Submitted: 4 years ago.
Category: Parenting
Expert:  Dr. Rossi replied 4 years ago.



As a teenager, your daughter's view point at this time of her life would be egocentric. She would believe that adults do not understand her and that she is correct while they are wrong.

Her behavior could have led to you feeling frustrated and the yelling had happen as a result of her and you not communicating in a healthy way.

It may be helpful to approach her by asking her to explain to you what is going on within her- what does she want to be different b/w the two of you at home in order to feel better, what is standing in the way according to her, and how can this be changed in a positive way. Try to listen to her objectively even if she appears to place all of the blame on you and taking very little responsibility for her part in it. At that point, your intent is to gather her side of the story. It is possible that she may say few things that ring true to you as well.
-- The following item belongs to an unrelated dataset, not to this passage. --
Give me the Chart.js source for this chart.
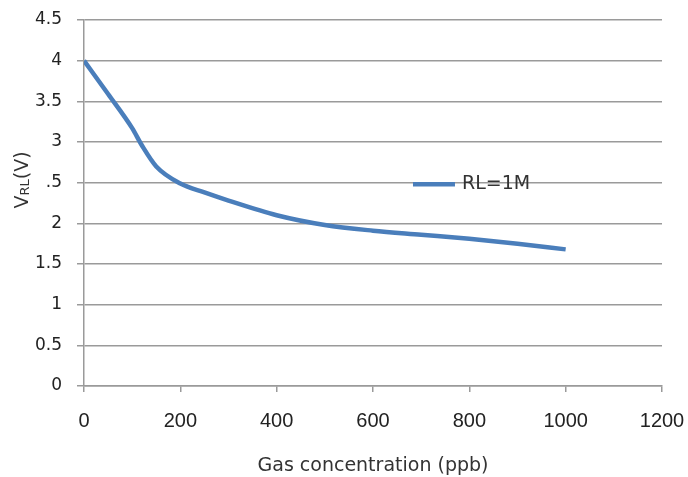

It may be helpful also to note if your help to her is enabling her to mistreat you (because she assumes that you're there to meet all of her needs, when in fact at this age she should be developing responsibilities and owning up to her behaviors both negative and positive)

Ask her about her mood (social withdrawal can be caused by depression or dysphoria (milder depressed state) and these moods in return can also be hormonally triggered.

Another thing that you may want to address is how your husband is relating to her and how he treats you in front of your daughter. That is not something that should be happening and as your partner he has to assist you in this situation not mock you. Your daughter may be picking up his vibes and in some way resenting you for letting him treat you that way. But, she may not know how to handle these feelings and as a result of it withdraws into her room or takes advantage of you.